Under federal law, whenever a union has been selected to represent employees, the union is required to represent all of the workers - whether they are union members or not.

But in Missouri and some other states, the union can charge those non-union members a fee for that work done on their behalf.

A right-to-work law prohibits that fee collection as a requirement of holding a job, leaving the individual employee with the choice of joining a union or paying its dues and fees.

Graves said, in the GOP news release: "Right to Work simply gives individuals the choice of whether or not they want to join a union, instead of being forced to as a condition for employment.
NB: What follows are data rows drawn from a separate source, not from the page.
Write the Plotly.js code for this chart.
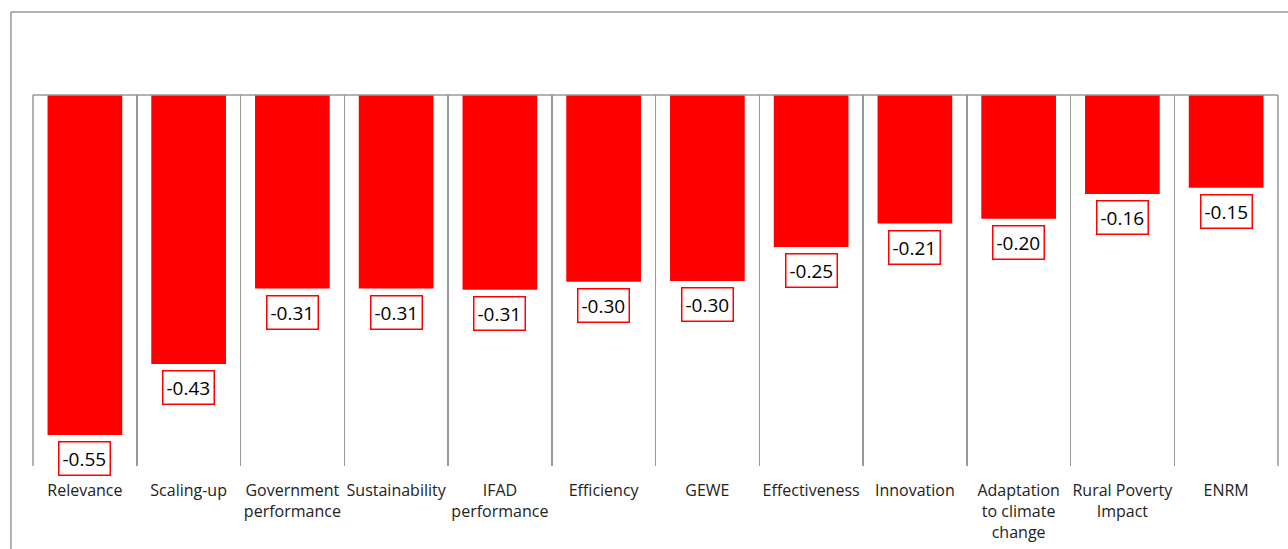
<!DOCTYPE html>
<html><head><meta charset="utf-8">
<script src="https://cdn.plot.ly/plotly-3.0.1.min.js"></script>
<style>html,body{margin:0;padding:0;background:#fff}#chart{width:1288px;height:549px}</style>
</head><body><div id="chart"></div>
<script>
const categories = ["Relevance","Scaling-up","Government<br>performance","Sustainability","IFAD<br>performance","Efficiency","GEWE","Effectiveness","Innovation","Adaptation<br>to climate<br>change","Rural Poverty<br>Impact","ENRM"];
const values = [-0.55,-0.435,-0.313,-0.313,-0.315,-0.302,-0.301,-0.246,-0.208,-0.200,-0.160,-0.150];
const labels = ["-0.55","-0.43","-0.31","-0.31","-0.31","-0.30","-0.30","-0.25","-0.21","-0.20","-0.16","-0.15"];

const FONT = "Open Sans, Noto Sans, sans-serif";
const trace = {type:"bar", x:categories, y:values, marker:{color:"#FF0000"}, width:0.72, hoverinfo:"none"};

const annotations = categories.map((c,i)=>({
  x:c, y:values[i], xref:"x", yref:"y", text:labels[i], showarrow:false,
  yanchor:"top", yshift:-6, bgcolor:"#fff", bordercolor:"#FF0000", borderwidth:1.5, borderpad:3,
  font:{family:FONT, size:19, color:"#000"}
}));

const layout = {
  width:1288, height:549,
  margin:{l:33, r:10, t:95, b:83},
  paper_bgcolor:"#fff", plot_bgcolor:"#fff",
  showlegend:false,
  bargap:0.28,
  xaxis:{type:"category", tickson:"boundaries", showgrid:true, gridcolor:"#999", gridwidth:1.5,
         ticks:"", tickangle:0, tickfont:{family:FONT, size:16, color:"#222"}, showline:false, zeroline:false,
         ticklabelstandoff:13, fixedrange:true},
  yaxis:{range:[-0.6,0], showgrid:false, zeroline:false, showticklabels:false, ticks:"", showline:false, fixedrange:true},
  annotations:annotations,
  shapes:[
    {type:"line", xref:"paper", yref:"paper", x0:0, x1:1, y0:1, y1:1, line:{color:"#999", width:1.5}},
    {type:"line", xref:"paper", yref:"paper", x0:0, x1:0, y0:0, y1:1, line:{color:"#999", width:1.5}},
    {type:"line", xref:"paper", yref:"paper", x0:1, x1:1, y0:0, y1:1, line:{color:"#999", width:1.5}},
    {type:"line", xref:"paper", yref:"paper", x0:-0.0177, x1:1.05, y0:1.2237, y1:1.2237, line:{color:"#999", width:1.5}},
    {type:"line", xref:"paper", yref:"paper", x0:-0.0177, x1:-0.0177, y0:-0.3, y1:1.2237, line:{color:"#999", width:1.5}}
  ]
};
Plotly.newPlot("chart",[trace],layout,{displayModeBar:false, staticPlot:true});
</script></body></html>
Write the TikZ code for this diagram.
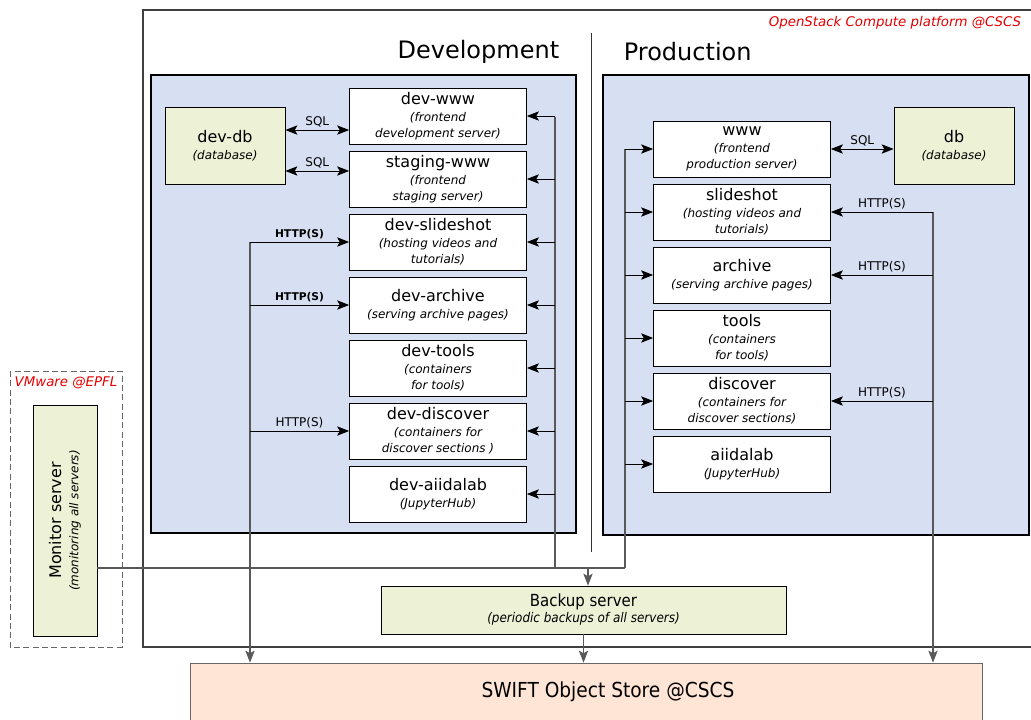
\documentclass[tikz,border=0pt]{standalone}
\usepackage{fontspec}
\setmainfont{DejaVu Sans}
\newfontfamily\condfont{DejaVuSansCondensed.ttf}[ItalicFont=DejaVuSansCondensed-Oblique.ttf,BoldFont=DejaVuSansCondensed-Bold.ttf]
\usepackage{tikz}
\usetikzlibrary{arrows.meta,positioning}

\definecolor{envblue}{RGB}{214,224,242}
\definecolor{dbgreen}{RGB}{237,242,214}
\definecolor{storepeach}{RGB}{255,229,213}
\definecolor{siteRed}{RGB}{228,0,0}

\newcommand{\srv}[2]{{\upshape\fontsize{12}{14}\selectfont #1}\\[1pt]#2}

\begin{document}
\begin{tikzpicture}[->,>={Stealth[length=9pt,width=7pt,inset=2pt]},x=0.75pt,y=-0.75pt,
  node distance=47.25pt,line width=0.6pt,font=\fontsize{9}{12}\selectfont]
  \tikzstyle{server}=[draw,fill=white,align=center,minimum width=132.75pt,minimum height=42pt,inner sep=1pt,
    font=\fontsize{9}{12}\selectfont\itshape]
  \tikzstyle{dbase}=[draw,fill=dbgreen,align=center,minimum width=90pt,minimum height=57.75pt,inner sep=1pt,
    font=\fontsize{9}{12}\selectfont\itshape]
  \tikzstyle{env}=[-,draw,fill=envblue,line width=1.4pt]
  \tikzstyle{bus}=[-,draw=black!65,line width=0.8pt]
  \tikzstyle{lbl}=[above,font=\fontsize{9}{10}\selectfont,inner sep=2pt]
  \tikzstyle{site}=[text=siteRed,font=\fontsize{10}{12}\selectfont\itshape]

  \useasboundingbox (0,0) rectangle (1031,719);

  \draw[-,black!75,line width=0.8pt] (143,10) rectangle (1040,647);
  \node[site,anchor=east] (cscs) at (1026,23) {OpenStack Compute platform @CSCS};
  \draw[-,black!80] (591,33) -- (591,552);
  \node[font=\fontsize{18}{20}\selectfont,anchor=east] (devtitle) at (564,52) {Development};
  \node[font=\fontsize{18}{20}\selectfont,anchor=west] (prodtitle) at (619,52) {Production};

  \draw[env] (151,75) rectangle (576,533);
  \draw[env] (603,75) rectangle (1029,535);

  \node[dbase]  (devdb)    at (225,145.5)         {\srv{dev-db}{(database)}};
  \node[server] (devwww)   at (438,116)           {\srv{dev-www}{(frontend\\development server)}};
  \node[server] (staging)  [below of=devwww]      {\srv{staging-www}{(frontend\\staging server)}};
  \node[server] (devslide) [below of=staging]     {\srv{dev-slideshot}{(hosting videos and\\tutorials)}};
  \node[server] (devarch)  [below of=devslide]    {\srv{dev-archive}{(serving archive pages)}};
  \node[server] (devtools) [below of=devarch]     {\srv{dev-tools}{(containers\\for tools)}};
  \node[server] (devdisc)  [below of=devtools]    {\srv{dev-discover}{(containers for\\discover sections )}};
  \node[server] (devaiida) [below of=devdisc]     {\srv{dev-aiidalab}{(JupyterHub)}};

  \node[server] (www)      at (742,149)           {\srv{www}{(frontend\\production server)}};
  \node[server] (slide)    [below of=www]         {\srv{slideshot}{(hosting videos and\\tutorials)}};
  \node[server] (arch)     [below of=slide]       {\srv{archive}{(serving archive pages)}};
  \node[server] (tools)    [below of=arch]        {\srv{tools}{(containers\\for tools)}};
  \node[server] (disc)     [below of=tools]       {\srv{discover}{(containers for\\discover sections)}};
  \node[server] (aiida)    [below of=disc]        {\srv{aiidalab}{(JupyterHub)}};
  \node[dbase]  (db)       at (954,145.5)         {\srv{db}{(database)}};

  \draw[-,dashed,dash pattern=on 4.5pt off 2.5pt,black!60,line width=0.7pt] (10,371) rectangle (122,647);
  \node[site] (vmware) at (66,383) {VMware @EPFL};
  \node[dbase,rotate=90,minimum width=173.25pt,minimum height=48pt] (monitor) at (65,520.5)
    {\srv{Monitor server}{(monitoring all servers)}};

  \node[dbase,minimum width=303.75pt,minimum height=36pt,font=\condfont\fontsize{10}{12}\selectfont\itshape] (backup) at (583.5,610)
    {{\upshape\fontsize{12.5}{14}\selectfont Backup server}\\(periodic backups of all servers)};
  \node[draw=black!60,fill=storepeach,minimum width=594pt,minimum height=46.5pt] (swift) at (586,694) {};
  \node[font=\condfont\fontsize{15.5}{18}\selectfont] (swiftname) at (608,692) {SWIFT Object Store @CSCS};

  \coordinate (devbus)  at (555,117);
  \coordinate (prodbus) at (625,149);
  \coordinate (devweb)  at (250,242);
  \coordinate (prodweb) at (933,212);
  \coordinate (net)     at (588,568);

  \draw[bus] (devbus) -- (devbus |- net);
  \draw[bus] (prodbus) -- (prodbus |- net);
  \draw[bus] (monitor.south |- net) -- (prodbus |- net);
  \draw[bus,->] (net) -- (net |- backup.north);
  \draw[bus,->] (backup.south) -- (backup.south |- swift.north);
  \draw[bus,->] (devweb) -- (devweb |- swift.north);
  \draw[bus,->] (prodweb) -- (prodweb |- swift.north);

  \path (devbus |- devwww.east)   edge (devwww.east)
        (devbus |- staging.east)  edge (staging.east)
        (devbus |- devslide.east) edge (devslide.east)
        (devbus |- devarch.east)  edge (devarch.east)
        (devbus |- devtools.east) edge (devtools.east)
        (devbus |- devdisc.east)  edge (devdisc.east)
        (devbus |- devaiida.east) edge (devaiida.east)
        (prodbus |- www.west)     edge (www.west)
        (prodbus |- slide.west)   edge (slide.west)
        (prodbus |- arch.west)    edge (arch.west)
        (prodbus |- tools.west)   edge (tools.west)
        (prodbus |- disc.west)    edge (disc.west)
        (prodbus |- aiida.west)   edge (aiida.west);

  \path (devweb)                edge node[lbl,font=\fontsize{8}{10}\selectfont\bfseries] {HTTP(S)} (devslide.west)
        (devweb |- devarch.west) edge node[lbl,font=\fontsize{8}{10}\selectfont\bfseries] {HTTP(S)} (devarch.west)
        (devweb |- devdisc.west) edge node[lbl] {HTTP(S)} (devdisc.west)
        (prodweb)               edge node[lbl] {HTTP(S)} (slide.east)
        (prodweb |- arch.east)  edge node[lbl] {HTTP(S)} (arch.east)
        (prodweb |- disc.east)  edge node[lbl] {HTTP(S)} (disc.east);

  \path[<->] ([yshift=11.6pt]devdb.east) edge node[lbl] {SQL} ([yshift=11.6pt]devdb.east -| devwww.west)
             ([yshift=-19.1pt]devdb.east) edge node[lbl] {SQL} ([yshift=-19.1pt]devdb.east -| staging.west)
             (www.east) edge node[lbl] {SQL} (www.east -| db.west);
\end{tikzpicture}
\end{document}
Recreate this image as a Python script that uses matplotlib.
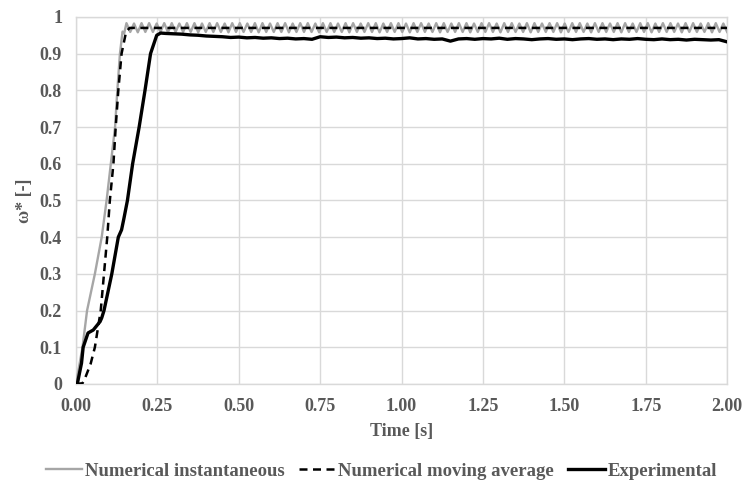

"And that's something that terrifies the big union bosses in control of collecting mandatory union dues."

Making Missouri a right-to-work state long has been a goal of Missouri's Republican leaders and many in the business community.

But Dennis Palmer, 23-year owner of Columbia-based Coastal Electric, told Friday's Capitol rally: "For the kind of work we do, it's imperative that we have highly skilled electricians in the field - so-called right to work would put an end to that.

"Not only would substandard wages be the norm, but the quality of training would suffer as well.

"In Missouri, middle-class jobs are disappearing. Right to work would further diminish these middle-class jobs."

Gov. Eric Greitens' campaign last year included a promise to sign a right-to-work law if the Legislature sent it to him - and he signed the bill in February.

Menges told Friday's Capitol rally: "We're here today - united as Missourians and united as workers - to tell politicians and special interests, 'We will not be defeated!'

"Today, we show what we can do together - because we know that right to work is wrong for all Missourians!"

Court rulings - including one last month from the state appeals court's Western District in Kansas City - say the law targeted by a referendum petition is suspended or annulled "and has no further legal effect or consequence" until the voters either approve it or reject it.

Maura Browning, Ashcroft's communications director, told reporters: "If there are not enough signatures that are received, then the law will go into effect as expected.

"We anticipate that there will be enough signatures - so (the petitions) would be certified, and the law is suspended until the election occurs," which most likely will be in November 2018.

The secretary of state's office makes copies of the petitions turned in on Friday and sends them to the county clerks or election authorities around the state.

The local officials then must verify the signatures on the petitions.

"They have a lot of work to do," Browning said. "They'll be looking for whether or not a voter is registered as a Missouri voter, whether they signed the petition in the correct county and jurisdiction - and whether or not it's a duplicate."

Ashcroft's office hopes the local officials will certify their petition pages by Nov. 1, she said.

Since the petitions are about a state law, supporters only needed to get signatures from the number of the registered voters - in at least six of Missouri's eight congressional districts - that is equal to 5 percent of the total votes cast in that district for governor in last year's general elections.

Petition organizers said they needed only 107,510 signatures to meet that requirement but submitted 310,567 signatures.

During their Friday morning rally in the Capitol Rotunda, before giving the petitions to Ashcroft's office, supporters said they gathered the most signatures - 52,711 - in the 3rd Congressional District, which includes a part of Camden County and Cole, Callaway, Osage, Gasconade, Miller and Maries counties in Mid-Missouri and includes parts of the St. Louis area north and south of St. Louis City and County.

Friday morning's crowd was estimated at 1,500-2,000 people - with one organizer saying he thought they had 2,200 people.

Menges told the crowd: "I've lived within 6 miles of this dome my entire life - and I have never seen a group of people in this building, of this size, in 60 years!"